Unfortunately, that’s about all the game offers, for the entire thirteen stages it lasts. The wall textures change up every couple of levels, but that’s about as much variety as the game ever brings forth. It does, at the least, offer cheesy horror atmosphere in spades. There’s plenty of spooky jumpscares, like turning a corner to find a hanging corpse, or ghosts that show up right in your face just to be jerks. There’s also a particularly cool touch where damage you take is reflected on your character’s decaying hand, while your ammo is clearly shown on the gun you’re wielding. It’s a nice touch that makes the game a little more immersive, although you’ll still want to check your stats pretty often by using the C button.

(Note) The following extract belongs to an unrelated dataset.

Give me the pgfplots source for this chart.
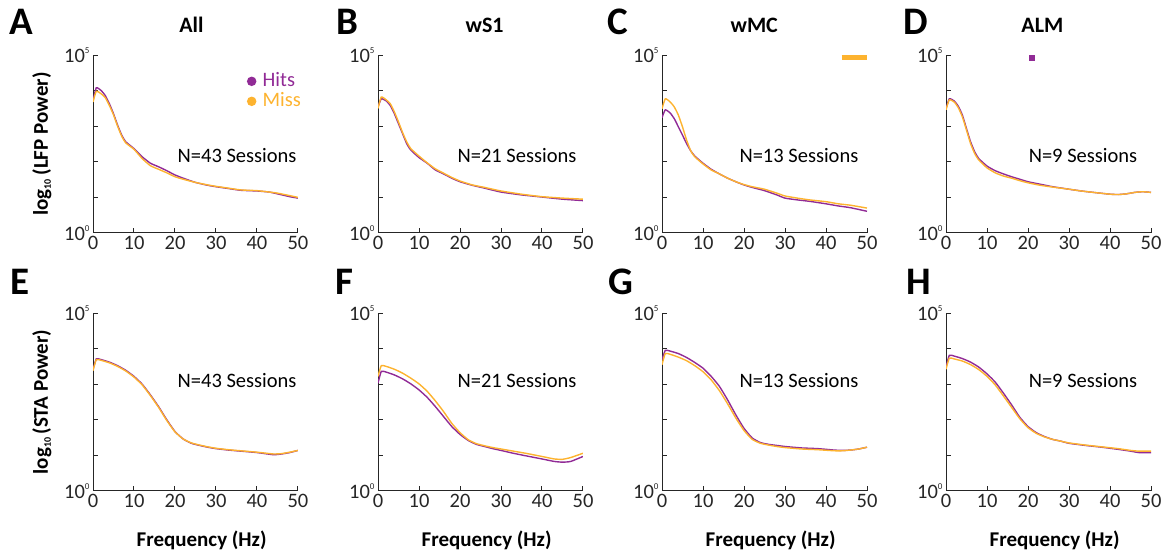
\documentclass[border=0pt]{standalone}
\usepackage{fontspec}
\setmainfont{Carlito}
\usepackage{pgfplots}
\usepackage{pgfplotstable}
\pgfplotsset{compat=1.18}
\definecolor{hitc}{RGB}{145,43,150}
\definecolor{missc}{RGB}{253,179,47}
\definecolor{axc}{RGB}{38,38,38}

\pgfplotstableread{
f hit miss
0 3.72 3.68
0.8 4.08 3.98
2 4.00 3.91
3 3.86 3.80
4 3.63 3.58
5 3.35 3.32
6 3.03 3.00
7 2.75 2.72
8 2.56 2.53
10 2.37 2.35
12 2.14 2.09
14 1.96 1.89
16 1.86 1.79
18 1.75 1.69
20 1.63 1.58
22 1.54 1.51
25 1.42 1.42
28 1.34 1.35
30 1.30 1.31
33 1.25 1.26
36 1.20 1.21
40 1.18 1.19
43 1.15 1.15
45 1.10 1.12
48 1.02 1.05
50 0.98 1.00
}\dataA
\pgfplotstableread{
f hit miss
0 3.54 3.50
0.8 3.77 3.82
2 3.71 3.74
3 3.58 3.63
4 3.35 3.40
5 3.07 3.12
6 2.79 2.82
7 2.51 2.56
8 2.33 2.37
10 2.12 2.16
12 1.96 1.97
14 1.77 1.80
16 1.66 1.68
18 1.54 1.56
20 1.44 1.46
23 1.34 1.35
26 1.26 1.28
30 1.15 1.18
35 1.07 1.09
40 1.01 1.02
45 0.95 0.98
50 0.91 0.95
}\dataB
\pgfplotstableread{
f hit miss
0 3.24 3.49
0.8 3.46 3.77
2 3.37 3.68
3 3.21 3.54
4 2.98 3.31
5 2.75 2.98
6 2.51 2.61
7 2.31 2.31
8 2.16 2.14
10 1.96 1.94
12 1.79 1.77
14 1.66 1.66
16 1.54 1.54
18 1.44 1.44
20 1.35 1.36
22 1.28 1.30
25 1.19 1.23
28 1.07 1.12
30 0.98 1.04
33 0.93 0.98
36 0.89 0.93
40 0.82 0.88
43 0.76 0.82
46 0.71 0.78
50 0.61 0.70
}\dataC
\pgfplotstableread{
f hit miss
0 3.49 3.46
0.8 3.77 3.74
2 3.71 3.68
3 3.56 3.52
4 3.31 3.26
5 2.93 2.89
6 2.56 2.51
7 2.28 2.23
8 2.09 2.05
10 1.88 1.83
12 1.75 1.69
14 1.66 1.60
16 1.58 1.54
18 1.51 1.47
20 1.44 1.41
23 1.37 1.34
26 1.30 1.29
30 1.23 1.23
33 1.18 1.18
36 1.14 1.14
40 1.09 1.09
42 1.08 1.08
44 1.10 1.10
46 1.14 1.14
48 1.16 1.16
50 1.14 1.14
}\dataD
\pgfplotstableread{
f hit miss
0 3.41 3.38
0.8 3.71 3.69
2 3.69 3.67
4 3.62 3.60
6 3.52 3.50
8 3.39 3.37
10 3.22 3.20
12 3.00 2.98
14 2.70 2.68
16 2.37 2.35
18 2.00 1.98
20 1.67 1.66
22 1.46 1.46
24 1.34 1.35
26 1.28 1.29
28 1.23 1.24
30 1.19 1.20
33 1.15 1.16
36 1.12 1.13
40 1.08 1.09
44 1.02 1.04
46 1.04 1.05
48 1.08 1.09
50 1.14 1.14
}\dataE
\pgfplotstableread{
f hit miss
0 3.03 3.22
0.8 3.36 3.52
2 3.34 3.50
4 3.26 3.42
6 3.15 3.31
8 3.01 3.17
10 2.84 3.01
12 2.63 2.80
14 2.37 2.53
16 2.09 2.23
18 1.81 1.90
20 1.59 1.64
22 1.42 1.44
24 1.31 1.33
26 1.25 1.27
28 1.19 1.22
30 1.14 1.18
33 1.06 1.12
36 0.99 1.06
40 0.90 0.97
43 0.83 0.90
45 0.81 0.89
47 0.83 0.94
50 0.97 1.06
}\dataF
\pgfplotstableread{
f hit miss
0 3.69 3.55
0.8 3.95 3.86
2 3.93 3.84
4 3.86 3.76
6 3.75 3.66
8 3.61 3.52
10 3.45 3.35
12 3.22 3.12
14 2.94 2.82
16 2.56 2.45
18 2.14 2.05
20 1.76 1.70
22 1.49 1.45
24 1.36 1.34
26 1.31 1.29
28 1.28 1.25
30 1.25 1.22
34 1.21 1.18
38 1.19 1.16
42 1.15 1.13
44 1.14 1.13
46 1.15 1.15
48 1.18 1.18
50 1.23 1.23
}\dataG
\pgfplotstableread{
f hit miss
0 3.48 3.42
0.8 3.81 3.73
2 3.79 3.71
4 3.72 3.65
6 3.62 3.55
8 3.48 3.41
10 3.29 3.22
12 3.06 2.98
14 2.75 2.67
16 2.42 2.35
18 2.07 2.03
20 1.81 1.78
22 1.64 1.62
24 1.53 1.52
26 1.45 1.45
28 1.40 1.40
30 1.34 1.35
34 1.28 1.29
38 1.23 1.24
42 1.17 1.19
45 1.12 1.14
47 1.08 1.12
50 1.08 1.12
}\dataH

\newcommand{\tenp}[1]{10\raisebox{9pt}{\fontsize{9}{9}\selectfont #1}}
\pgfplotsset{
  panel/.style={
    scale only axis, width=205pt, height=178pt,
    xmin=0, xmax=50, ymin=0, ymax=5,
    axis x line*=bottom, axis y line*=left,
    xtick={0,10,...,50}, ytick={0,1,2,3,4,5},
    yticklabels={\tenp{0},,,,,\tenp{5}},
    tick align=inside, major tick length=5pt,
    axis line style={axc, line width=1pt},
    tick style={axc, line width=1pt},
    tick label style={font=\fontsize{20.5}{24}\selectfont, text=axc},
    /pgf/number format/assume math mode=true,
    title style={font=\fontsize{22}{26}\selectfont\bfseries, at={(axis description cs:0.48,1.135)}, anchor=center},
    xlabel style={font=\fontsize{21}{25}\selectfont\bfseries, at={(axis description cs:0.53,-0.275)}, anchor=center},
    ylabel style={font=\fontsize{21}{25}\selectfont\bfseries, at={(axis description cs:-0.249,0.5)}, anchor=center},
  },
  hitl/.style={hitc, line width=1.4pt, smooth, tension=0.3},
  missl/.style={missc, line width=1.4pt, smooth, tension=0.3},
}
\newcommand{\ntext}[3]{\node[anchor=east, font=\fontsize{20.5}{24}\selectfont, text=black] at (axis description cs:#1,#2) {#3};}
\newcommand{\yl}[1]{log\raisebox{-3pt}{\fontsize{10}{10}\selectfont 10}\,(#1 Power)}
\newcommand{\plet}[3]{\node[font=\fontsize{39}{39}\selectfont\bfseries, anchor=center] at (#1pt,#2pt) {#3};}

\begin{document}
\begin{tikzpicture}[x=1pt,y=1pt]
\useasboundingbox (0,0) rectangle (1171,552);
% letters
\plet{21}{530}{A}
\plet{347}{530}{B}
\plet{618}{530}{C}
\plet{916}{530}{D}
\plet{20}{270}{E}
\plet{344}{270}{F}
\plet{621}{270}{G}
\plet{919}{270}{H}

% A
\begin{axis}[panel, at={(93pt,319pt)}, anchor=south west, title={All}, ylabel={\yl{LFP}},
  legend style={at={(axis description cs:1.03,0.915)}, anchor=north east, draw=none, fill=none,
    font=\fontsize{20.5}{20}\selectfont, row sep=2pt,
    nodes={inner xsep=0pt, inner ysep=0pt, text height=14pt, text depth=4pt}},
  legend cell align=left,
  legend image code/.code={\fill[#1] (0pt,0pt) circle (4pt); \path[draw=none,fill=none] (4pt,0pt) rectangle (11pt,0.1pt);}]
\addplot[hitl] table[x=f,y=hit]{\dataA};
\addlegendentry{\textcolor{hitc}{Hits}}
\addplot[missl] table[x=f,y=miss]{\dataA};
\addlegendentry{\textcolor{missc}{Miss}}
\ntext{1.01}{0.438}{N=43 Sessions}
\end{axis}

% B
\begin{axis}[panel, at={(378pt,319pt)}, anchor=south west, title={wS1}, title style={at={(axis description cs:0.52,1.135)}}]
\addplot[hitl] table[x=f,y=hit]{\dataB};
\addplot[missl] table[x=f,y=miss]{\dataB};
\ntext{0.985}{0.438}{N=21 Sessions}
\end{axis}

% C
\begin{axis}[panel, at={(662pt,319pt)}, anchor=south west, title={wMC}, title style={at={(axis description cs:0.45,1.135)}}]
\addplot[hitl] table[x=f,y=hit]{\dataC};
\addplot[missl] table[x=f,y=miss]{\dataC};
\addplot[missc, line width=5pt] coordinates {(43.8,4.92) (49.9,4.92)};
\ntext{0.975}{0.438}{N=13 Sessions}
\end{axis}

% D
\begin{axis}[panel, at={(946pt,319pt)}, anchor=south west, title={ALM}, title style={at={(axis description cs:0.47,1.135)}}]
\addplot[hitl] table[x=f,y=hit]{\dataD};
\addplot[missl] table[x=f,y=miss]{\dataD};
\addplot[hitc, line width=6pt] coordinates {(20.3,4.92) (21.7,4.92)};
\ntext{0.95}{0.438}{N=9 Sessions}
\end{axis}

% E
\begin{axis}[panel, at={(93pt,61pt)}, anchor=south west, ylabel={\yl{STA}}, xlabel={Frequency (Hz)}]
\addplot[hitl] table[x=f,y=hit]{\dataE};
\addplot[missl] table[x=f,y=miss]{\dataE};
\ntext{1.01}{0.618}{N=43 Sessions}
\end{axis}

% F
\begin{axis}[panel, at={(378pt,61pt)}, anchor=south west, xlabel={Frequency (Hz)}]
\addplot[hitl] table[x=f,y=hit]{\dataF};
\addplot[missl] table[x=f,y=miss]{\dataF};
\ntext{0.985}{0.618}{N=21 Sessions}
\end{axis}

% G
\begin{axis}[panel, at={(662pt,61pt)}, anchor=south west, xlabel={Frequency (Hz)}]
\addplot[hitl] table[x=f,y=hit]{\dataG};
\addplot[missl] table[x=f,y=miss]{\dataG};
\ntext{0.975}{0.618}{N=13 Sessions}
\end{axis}

% H
\begin{axis}[panel, at={(946pt,61pt)}, anchor=south west, xlabel={Frequency (Hz)}]
\addplot[hitl] table[x=f,y=hit]{\dataH};
\addplot[missl] table[x=f,y=miss]{\dataH};
\ntext{0.95}{0.618}{N=9 Sessions}
\end{axis}
\end{tikzpicture}
\end{document}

The one biggest issue with the graphics is that the lack of any sort of floor or ceiling textures, while it keeps the game’s frame rate steady, makes you feel like you’re traversing nothing but a black void. At the very least, Wolfenstein made the floors and ceilings gray, which made it look like you were inside an actual building. The music tends to be on the more ambient side, although it loops so often that you’ll soon be sick of the ghostly wails and constant screams that constantly play over the music. At the very least, the game’s narrator is clearly having a good time hamming it up, and hearing his speeches at the end of every level gives just a bit more motivation to push onwards.
Overall, Escape From Monster Manor is like the gaming equivalent of one of those spooky music CDs you buy from party stores. Fun for a little while, sure, and maybe even a little atmospheric, but you’ll probably be sick of it by the time you’ve went through it once. As the original first person shooter as we now know them on consoles, it deserves a certain amount of leeway for its lack of features. That doesn’t, however, mean it’s a particularly great game. Some of the same team would eventually release Killing Time for the 3DO, another horror-themed FPS that, while far from a classic of the genre, ended up being a far more enjoyable game overall.
Instead of playing the game, it’s far more recommended to check out this Let’s Play, in which the game’s lead developer and another former member of the 3DO Company play through the entire game, discussing its development, as well as their employment at the 3DO Company itself. It’s some pretty interesting stuff, and far more interesting than trying to play the game on your own.